A invisibilidade, segundo a coordenadora Evorah Cardoso, acontece também em relação às pautas defendidas por políticos LGBT, que acabam sendo limitados a um nicho, e muitas vezes, classificados como promotores de propostas excludentes.
“É uma forma de limitar a potência política desses parlamentares. Quando a gente pensa sobre uma política de saúde acolhedora para mulheres trans, por exemplo, significa que muitos outros grupos já foram contemplados. É uma política por igualdade, não por privilégios”, afirma.
Quem defende o quê?
“A política para mim, como lgbt, é sobre defender políticas públicas direcionadas para a saúde, educação e segurança pública”. Gigi Poetisa (PSOL), mulher lésbica, mãe de cinco filhos e agente comunitária de saúde, construiu sua candidatura rumo à Assembleia Legislativa de Sergipe (Alese) com esse pensamento em 2022.
Gigi entrou na luta pelos direitos das pessoas LGBTQIA nos anos 1990, quando veio estudar em Aracaju. Foi o trabalho como agente comunitária, no entanto, que despertou o interesse pela atuação política.
“Já faço esse trabalho isolado na sociedade civil, mas percebi que a gente precisa se organizar pela sociedade, em todos os espaços políticos sempre levantei essa pauta. Como agente comunitária de saúde, fui verificando no atendimento da atenção básica que o grupo LGBTQIA+ tinha um atendimento diferenciado, sem um olhar de equidade, então comecei a ter esse olhar e me organizar coletivamente”, explica.
A incidência política de pessoas do grupo dentro dos partidos políticos teve um salto nos últimos anos, avalia.
“Foi uma luta muito árdua, mas é claro que com o conservadorismo do mandato de Bolsonaro essa chama se acendeu muito, essa questão do extermínio da comunidade LGBT foi enorme. Na luta do movimento nacional a gente teve a distribuição de recursos, mas ainda é difícil discutir a pauta LGBT nos partidos, nos de direita isso quase que não acontece”, comenta Gigi.

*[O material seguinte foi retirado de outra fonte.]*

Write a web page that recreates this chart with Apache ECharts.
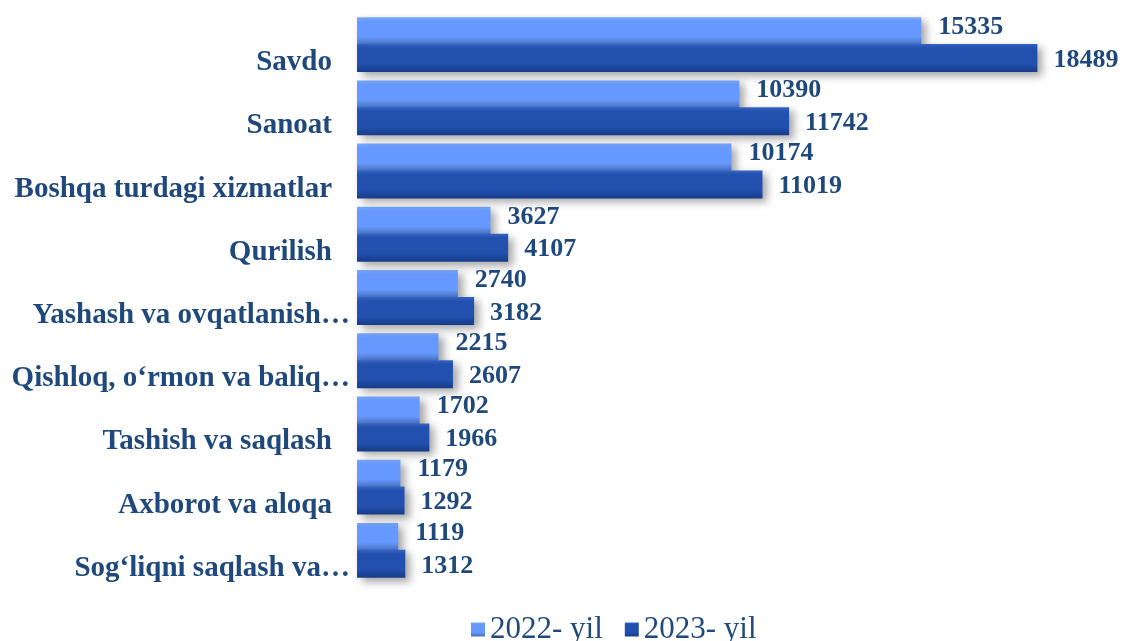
<!DOCTYPE html>
<html><head><meta charset="utf-8">
<script src="https://cdn.jsdelivr.net/npm/echarts@6/dist/echarts.min.js"></script>
<style>html,body{margin:0;padding:0;background:#fff}#c{width:1123px;height:641px}</style>
</head><body><div id="c"></div>
<script>
const categories = ["Savdo", "Sanoat", "Boshqa turdagi xizmatlar", "Qurilish", "Yashash va ovqatlanish\u2026", "Qishloq, o\u2018rmon va baliq\u2026", "Tashish va saqlash", "Axborot va aloqa", "Sog\u2018liqni saqlash va\u2026"];
const values2022 = [15335, 10390, 10174, 3627, 2740, 2215, 1702, 1179, 1119];
const values2023 = [18489, 11742, 11019, 4107, 3182, 2607, 1966, 1292, 1312];
const seriesNames = ["2022- yil", "2023- yil"];

const FONT = "'Liberation Serif','Times New Roman',serif";
const TXT = '#1F497D';
const chart = echarts.init(document.getElementById('c'));
function grad(top, mid, bot){
  return new echarts.graphic.LinearGradient(0,0,0,1,[
    {offset:0,color:top},{offset:0.15,color:mid},{offset:0.7,color:mid},{offset:1,color:bot}]);
}
chart.setOption({
  animation:false,
  grid:{left:357,right:30,top:13,bottom:59},
  xAxis:{type:'value',min:0,max:20000,show:false},
  yAxis:{type:'category',data:categories,inverse:true,
    axisLine:{show:false},axisTick:{show:false},
    axisLabel:{margin:0,
      formatter:function(v){return v.indexOf('\u2026')>=0?'{e|'+v+'}':'{a|'+v+'}';},
      rich:{
        a:{fontFamily:FONT,fontWeight:'bold',fontSize:29,color:TXT,padding:[36,25,0,0]},
        e:{fontFamily:FONT,fontWeight:'bold',fontSize:29,color:TXT,padding:[36,7,0,0]}
      }}},
  legend:{bottom:-9,left:466,itemWidth:14,itemHeight:14,itemGap:22,
    textStyle:{fontFamily:FONT,fontSize:31,color:TXT},
    data:[{name:seriesNames[0],icon:'rect'},{name:seriesNames[1],icon:'rect'}]},
  series:[
    {name:seriesNames[0],type:'bar',data:values2022,barWidth:28,barGap:'-4%',
     itemStyle:{color:grad('#79A8FA','#6699FF','#4670BE'),shadowColor:'rgba(0,0,0,0.35)',shadowBlur:8,shadowOffsetX:5,shadowOffsetY:4},
     label:{show:true,position:'right',distance:17,offset:[0,-4],fontFamily:FONT,fontWeight:'bold',fontSize:26,color:TXT}},
    {name:seriesNames[1],type:'bar',data:values2023,barWidth:28,
     itemStyle:{color:grad('#3564C4','#2150AE','#173C88'),shadowColor:'rgba(0,0,0,0.35)',shadowBlur:8,shadowOffsetX:5,shadowOffsetY:4},
     label:{show:true,position:'right',distance:16,offset:[0,2],fontFamily:FONT,fontWeight:'bold',fontSize:26,color:TXT}}
  ]
});
</script></body></html>
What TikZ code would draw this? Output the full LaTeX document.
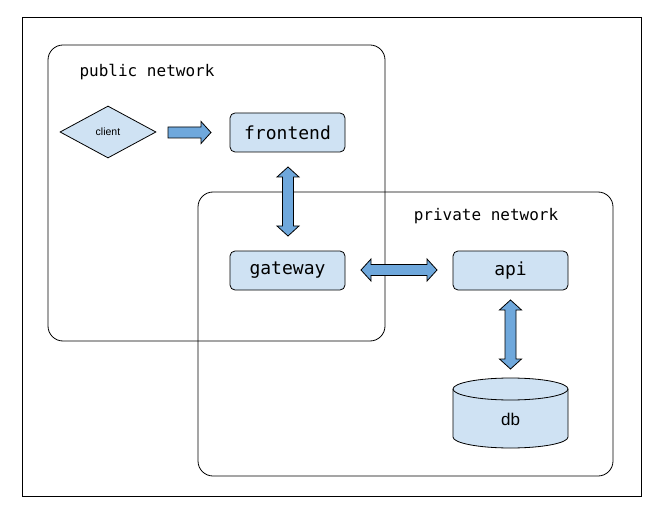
\documentclass[tikz,border=0pt]{standalone}
\usepackage{fontspec}
\setmonofont{DejaVu Sans Mono}
\setsansfont{Liberation Sans}
\usetikzlibrary{calc,shapes.geometric}
\definecolor{boxfill}{HTML}{CFE2F3}
\definecolor{arrowfill}{HTML}{6FA8DC}
\tikzset{
  region/.style={draw=black, line width=0.8pt, rounded corners=15pt},
  svc/.style={draw=black, line width=0.8pt, fill=boxfill, rounded corners=5pt,
    minimum width=115pt, minimum height=39pt, inner sep=0pt, font=\ttfamily\fontsize{18}{21}\selectfont},
  lbl/.style={font=\ttfamily\fontsize{16}{19}\selectfont, inner sep=0pt},
  arrowstyle/.style={draw=black, line width=0.8pt, fill=arrowfill, line join=miter},
}
\newcommand\ah{10pt}
\newcommand\aw{5.5pt}
\newcommand\aW{11pt}
\newcommand\dblarrow[2]{%
 \filldraw[arrowstyle] (#1)
 -- ($(#1)!\ah!(#2)!\aW!90:(#2)$)
 -- ($(#1)!\ah!(#2)!\aw!90:(#2)$)
 -- ($(#2)!\ah!(#1)!\aw!-90:(#1)$)
 -- ($(#2)!\ah!(#1)!\aW!-90:(#1)$)
 -- (#2)
 -- ($(#2)!\ah!(#1)!\aW!90:(#1)$)
 -- ($(#2)!\ah!(#1)!\aw!90:(#1)$)
 -- ($(#1)!\ah!(#2)!\aw!-90:(#2)$)
 -- ($(#1)!\ah!(#2)!\aW!-90:(#2)$)
 -- cycle;}
\newcommand\sglarrow[2]{%
 \filldraw[arrowstyle] ($(#1)!\aw!90:(#2)$)
 -- ($(#2)!\ah!(#1)!\aw!-90:(#1)$)
 -- ($(#2)!\ah!(#1)!\aW!-90:(#1)$)
 -- (#2)
 -- ($(#2)!\ah!(#1)!\aW!90:(#1)$)
 -- ($(#2)!\ah!(#1)!\aw!90:(#1)$)
 -- ($(#1)!\aw!-90:(#2)$)
 -- cycle;}
\begin{document}
\begin{tikzpicture}[x=1pt,y=-1pt]
\useasboundingbox (0,0) rectangle (663,521);
\fill[white] (0,0) rectangle (663,521);
\draw[line width=0.8pt] (22,17) rectangle (641,496);
% regions
\draw[region] (48,45) rectangle (385,341);
\draw[region] (198,192) rectangle (613,476);
\node[lbl] (publbl) at (147,72) {public network};
\node[lbl] (privlbl) at (486,216) {private network};
% nodes
\node[diamond, draw=black, line width=0.8pt, fill=boxfill, aspect=1.85,
  minimum width=96pt, minimum height=52pt, inner sep=0pt,
  font=\sffamily\fontsize{10.5}{12}\selectfont] (client) at (108,132) {client};
\node[svc] (frontend) at (287.5,132.5) {frontend};
\node[svc] (gateway) at (287.5,270.5) {gateway};
\node[svc] (api) at (510.5,270.5) {api};
% db cylinder
\filldraw[draw=black, line width=0.8pt, fill=boxfill]
  (453,389) -- (453,437) arc[start angle=180, end angle=0, x radius=57.5, y radius=11]
  -- (568,389) arc[start angle=0, end angle=-180, x radius=57.5, y radius=11] -- cycle;
\draw[line width=0.8pt] (453,389) arc[start angle=180, end angle=0, x radius=57.5, y radius=11];
\node[font=\sffamily\fontsize{17}{20}\selectfont, inner sep=0pt] (db) at (510.5,419) {db};
% arrows
\coordinate (c1) at (168,132.5);
\coordinate (c2) at (211,132.5);
\sglarrow{c1}{c2}
\coordinate (f1) at (288,167);
\coordinate (f2) at (288,236);
\dblarrow{f1}{f2}
\coordinate (g1) at (361,270);
\coordinate (g2) at (437,270);
\dblarrow{g1}{g2}
\coordinate (a1) at (510.5,300);
\coordinate (a2) at (510.5,369);
\dblarrow{a1}{a2}
\end{tikzpicture}
\end{document}
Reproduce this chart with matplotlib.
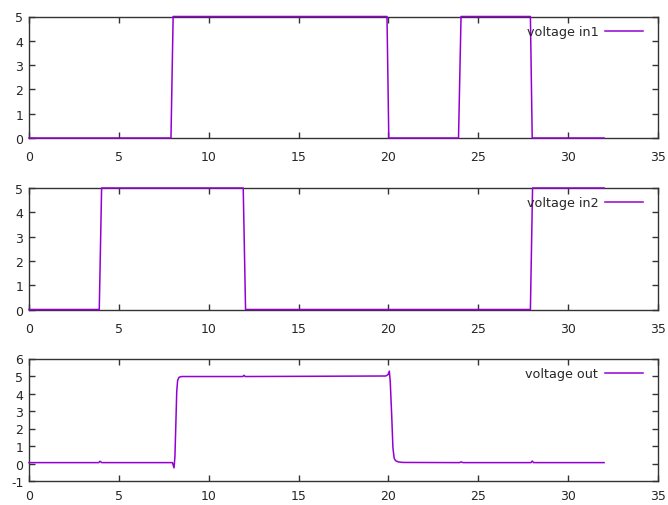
import matplotlib.pyplot as plt

plt.rcParams["axes.unicode_minus"] = False

# time points (s) and voltages
t_in1 = [0, 7.9, 8.02, 19.92, 20.02, 23.9, 24.04, 27.9, 28.0, 32]
v_in1 = [0, 0, 5, 5, 0, 0, 5, 5, 0, 0]

t_in2 = [0, 3.91, 4.04, 11.92, 12.05, 27.9, 28.02, 32]
v_in2 = [0, 0, 5, 5, 0, 0, 5, 5]

t_out = [0, 3.88, 3.95, 4.05, 7.98, 8.07, 8.12, 8.17, 8.22, 8.27, 8.35, 8.5,
         11.9, 11.96, 12.03, 19.85, 19.98, 20.05, 20.1, 20.18, 20.25, 20.32,
         20.4, 20.55, 20.8, 23.95, 24.05, 24.15, 27.93, 28.0, 28.08, 32]
v_out = [0.05, 0.05, 0.13, 0.05, 0.05, -0.25, 0.4, 2.2, 4.1, 4.75, 4.93, 4.97,
         4.97, 5.04, 4.97, 5.0, 5.08, 5.28, 4.7, 2.8, 0.9, 0.3,
         0.16, 0.09, 0.06, 0.05, 0.09, 0.05, 0.05, 0.14, 0.05, 0.05]

series = [
    (t_in1, v_in1, "voltage in1", (0, 5), [0, 1, 2, 3, 4, 5]),
    (t_in2, v_in2, "voltage in2", (0, 5), [0, 1, 2, 3, 4, 5]),
    (t_out, v_out, "voltage out", (-1, 6), [-1, 0, 1, 2, 3, 4, 5, 6]),
]
x_ticks = [0, 5, 10, 15, 20, 25, 30, 35]

line_color = "#9400d3"
text_color = "#262626"

W, H = 668, 506
fig = plt.figure(figsize=(W / 100, H / 100), dpi=100)

# axes boxes in pixels: (left, top, right, bottom), and x label pad
boxes = [(29, 17.5, 658, 139, 9), (29, 189, 658, 310.5, 9),
         (29, 359.5, 658, 482, 5.5)]

for (t, v, label, ylim, yticks), (l, tp, r, b, xpad) in zip(series, boxes):
    ax = fig.add_axes([l / W, 1 - b / H, (r - l) / W, (b - tp) / H])
    ax.plot(t, v, color=line_color, lw=1.1, label=label, clip_on=False, zorder=3)
    ax.set_xlim(0, 35)
    ax.set_ylim(*ylim)
    ax.set_xticks(x_ticks)
    ax.set_yticks(yticks)
    ax.tick_params(direction="in", top=True, right=True, length=4.5, width=1.0,
                   colors="#333333", labelcolor=text_color, labelsize=9)
    ax.tick_params(axis="x", pad=xpad)
    ax.tick_params(axis="y", pad=4)
    for s in ax.spines.values():
        s.set_color("#333333")
        s.set_linewidth(1.0)
    h_px = b - tp
    ax.legend(loc="upper right", bbox_to_anchor=(1 - 15 / (r - l), 1 - 8.5 / h_px),
              frameon=False, markerfirst=False, fontsize=9.2, handlelength=3.0,
              handletextpad=0.5, borderaxespad=0, borderpad=0,
              labelcolor=text_color)

fig.savefig("out.png", dpi=100)
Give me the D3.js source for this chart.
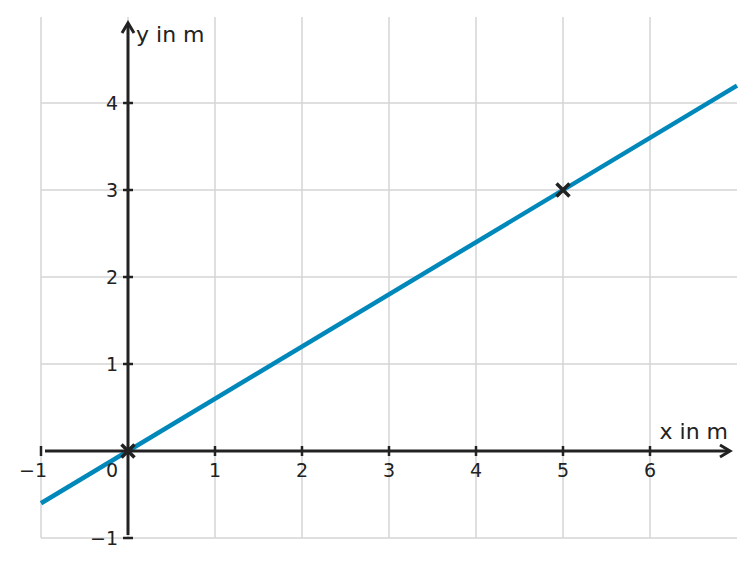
<!DOCTYPE html>
<html>
<head>
<meta charset="utf-8">
<script src="https://cdn.jsdelivr.net/npm/d3@7"></script>
<style>
  body { margin: 0; background: #fff; }
  svg { display: block; font-family: "DejaVu Sans", sans-serif; }
</style>
</head>
<body>
<svg id="chart" width="755" height="567"></svg>
<script>
var xTicks = [-1, 0, 1, 2, 3, 4, 5, 6];
var yTicks = [-1, 1, 2, 3, 4];
var xGrid = [-1, 0, 1, 2, 3, 4, 5, 6];
var yGrid = [-1, 1, 2, 3, 4];
var lineX = [-1, 7];
var lineY = [-0.6, 4.2];
var pointsX = [0, 5];
var pointsY = [0, 3];

var margin = { left: 41, right: 18, top: 16, bottom: 29 };
var width = 755, height = 567;

var x = d3.scaleLinear().domain([-1, 7]).range([margin.left, width - margin.right]);
var y = d3.scaleLinear().domain([-1, 5]).range([height - margin.bottom, margin.top]);

var svg = d3.select('#chart');
var fmt = function (d) { return d < 0 ? '\u2212' + Math.abs(d) : String(d); };

// grid
svg.append('g').selectAll('line').data(xGrid).enter().append('line')
  .attr('x1', function (d) { return x(d); }).attr('x2', function (d) { return x(d); })
  .attr('y1', y(5) + 1).attr('y2', y(-1))
  .attr('stroke', '#d5d5d5').attr('stroke-width', 1.5);
svg.append('g').selectAll('line').data(yGrid).enter().append('line')
  .attr('y1', function (d) { return y(d); }).attr('y2', function (d) { return y(d); })
  .attr('x1', x(-1)).attr('x2', x(7))
  .attr('stroke', '#d5d5d5').attr('stroke-width', 1.5);

// data line
svg.append('path')
  .datum(lineX.map(function (d, i) { return [d, lineY[i]]; }))
  .attr('fill', 'none').attr('stroke', '#0088bb').attr('stroke-width', 4.5)
  .attr('d', d3.line().x(function (d) { return x(d[0]); }).y(function (d) { return y(d[1]); }));

var axisColor = '#222';

// x axis
svg.append('line')
  .attr('x1', x(-1) + 4).attr('x2', x(7) - 8)
  .attr('y1', y(0)).attr('y2', y(0))
  .attr('stroke', axisColor).attr('stroke-width', 3);
svg.append('path')
  .attr('d', 'M' + (x(7) - 17) + ',' + (y(0) - 6) + 'L' + (x(7) - 7) + ',' + y(0) + 'L' + (x(7) - 17) + ',' + (y(0) + 6))
  .attr('fill', 'none').attr('stroke', axisColor).attr('stroke-width', 3);

// y axis
svg.append('line')
  .attr('x1', x(0)).attr('x2', x(0))
  .attr('y1', y(-1) - 3).attr('y2', y(5) + 8)
  .attr('stroke', axisColor).attr('stroke-width', 3);
svg.append('path')
  .attr('d', 'M' + (x(0) - 6) + ',' + (y(5) + 17) + 'L' + x(0) + ',' + (y(5) + 7) + 'L' + (x(0) + 6) + ',' + (y(5) + 17))
  .attr('fill', 'none').attr('stroke', axisColor).attr('stroke-width', 3);

// x ticks
svg.append('g').selectAll('line').data(xTicks.filter(function (d) { return d !== 0; })).enter().append('line')
  .attr('x1', function (d) { return x(d); }).attr('x2', function (d) { return x(d); })
  .attr('y1', y(0) - 5).attr('y2', y(0) + 5)
  .attr('stroke', axisColor).attr('stroke-width', 2.5);
svg.append('g').selectAll('text').data(xTicks).enter().append('text')
  .attr('x', function (d) { return d === 0 ? x(d) - 16 : x(d) - (d < 0 ? 8 : 0); })
  .attr('y', y(0) + 26)
  .attr('text-anchor', 'middle')
  .attr('font-size', 19).attr('fill', axisColor)
  .text(fmt);

// y ticks
svg.append('g').selectAll('line').data(yTicks).enter().append('line')
  .attr('y1', function (d) { return y(d); }).attr('y2', function (d) { return y(d); })
  .attr('x1', x(0) - 5).attr('x2', x(0) + 5)
  .attr('stroke', axisColor).attr('stroke-width', 2.5);
svg.append('g').selectAll('text').data(yTicks).enter().append('text')
  .attr('x', x(0) - 10)
  .attr('y', function (d) { return y(d) + 7; })
  .attr('text-anchor', 'end')
  .attr('font-size', 19).attr('fill', axisColor)
  .text(fmt);

// axis titles
svg.append('text').attr('x', x(7) - 9).attr('y', y(0) - 12)
  .attr('text-anchor', 'end').attr('font-size', 22).attr('fill', axisColor)
  .text('x in m');
svg.append('text').attr('x', x(0) + 8).attr('y', y(5) + 26)
  .attr('font-size', 22).attr('fill', axisColor)
  .text('y in m');

// crosses
svg.append('g').selectAll('path').data(pointsX).enter().append('path')
  .attr('d', function (d, i) {
    var cx = x(d), cy = y(pointsY[i]), r = 6.5;
    return 'M' + (cx - r) + ',' + (cy - r) + 'L' + (cx + r) + ',' + (cy + r) +
      'M' + (cx - r) + ',' + (cy + r) + 'L' + (cx + r) + ',' + (cy - r);
  })
  .attr('stroke', axisColor).attr('stroke-width', 3.5).attr('fill', 'none');
</script>
</body>
</html>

Segundo a coordenadora da VoteLGBT Evorah Cardoso, a presença de pessoas LGBTQIA+ nos espaços políticos está em construção. Ela avalia que há um bloqueio para as pautas do grupo devido, em grande parte, à invisibilidade sobre a potência de candidaturas e eleitos da comunidade.
“Se hoje a gente tem uma garantia legal da não discriminação e da criminalização por parte do Judiciário, é por tentarem fazer valer princípios constitucionais como a igualdade. A gente precisa do real quadro de quem são os lgbts na política do país, onde eles estão e qual é o grau de subfinanciamento e invisibilidade. Para isso, a gente precisa que a Justiça Eleitoral e o IBGE façam esse movimento de mapeamento”, finaliza.